First Visit

If it’s your first time joining us, it’s helpful to arrive 5-10 minutes early to the zendo to settle in. All newcomers receive a brief 20-minute orientation to zazen, our center, and rituals. We adapt this brief meeting to your level of experience. After orientation, participants are welcome to join the sangha for the rest of the program. Please let the greeter know it’s your first time and they will assist you.

For Beginners

Beginner’s mind is celebrated in Zen for its openness and attention to the present moment, free from preconceived expectations. To study Zen means to be constantly letting go of conceptual ideas of ourselves and others to meet the world afresh — a state of vitality, rooted in our inherent wisdom and compassion. It is not necessary to have special meditation skills or adopt any particular belief to take up Zen practice — the only thing required is a curious mind and willingness to explore Buddhist teachings and how they relate to your own life.

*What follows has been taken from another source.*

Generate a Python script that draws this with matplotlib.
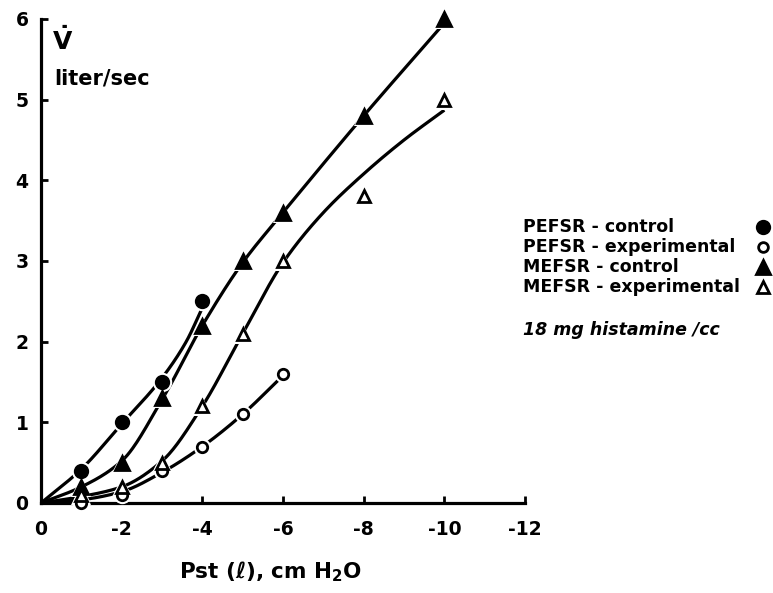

The Buddha taught his disciples to be a lamp unto themselves. Zen emphasizes this through the practice of zazen, the direct experience of the one’s own mind. Zazen, or Zen meditation, means “just sitting” and is considered both a means to, and expression of awakening. It is a path of investigation into our everyday lives of work, relationships, community and nature. Through the day-to-day practice of Zen, we have a chance to discover new responses to the deepest questions of life and meet our struggles with wisdom, love, and compassion.

12 Step Zen

While there is no strict order in how one takes up practice with us, the following is a general progression many practitioners experience.

1. Begin Practice of Zazen
All practice comes back to the mind of zazen. 

2. Participate in Weekly Sangha Sits
Learn from others. Consider joining and getting connected to a practice mentor.  

3. Study the Dharma
Attend classes. Find books, podcasts, and teachings that inspire your practice.

4. Develop a Home Practice
Create a home altar, sitting space, and regular routine.

5. Sign up for Sanzen
Meet with the teacher for feedback and support.

6. Take a One-Month Vow
Be supported by sangha in the eight gates of Zen.  

7. Participate in Retreats
Immerse yourself in silent meditation, ritual, and study.

8. Sign up for a Study Group
Engage in intimate dharma study with the sangha.

9. Serve the Sangha
Cooking, gardening, taking care of the altar — service roles are a central part of Zen training.

10. Attend Sesshin
Day after day returning to zazen. We are radically changed by long retreats.

11. Participate in Ango
A 100-day intensified fall training period. Participants make a vow of practice and share experiences and support.

12. Study and Receive the Precepts
Commit to Buddhist ethics as one’s primary guide in life.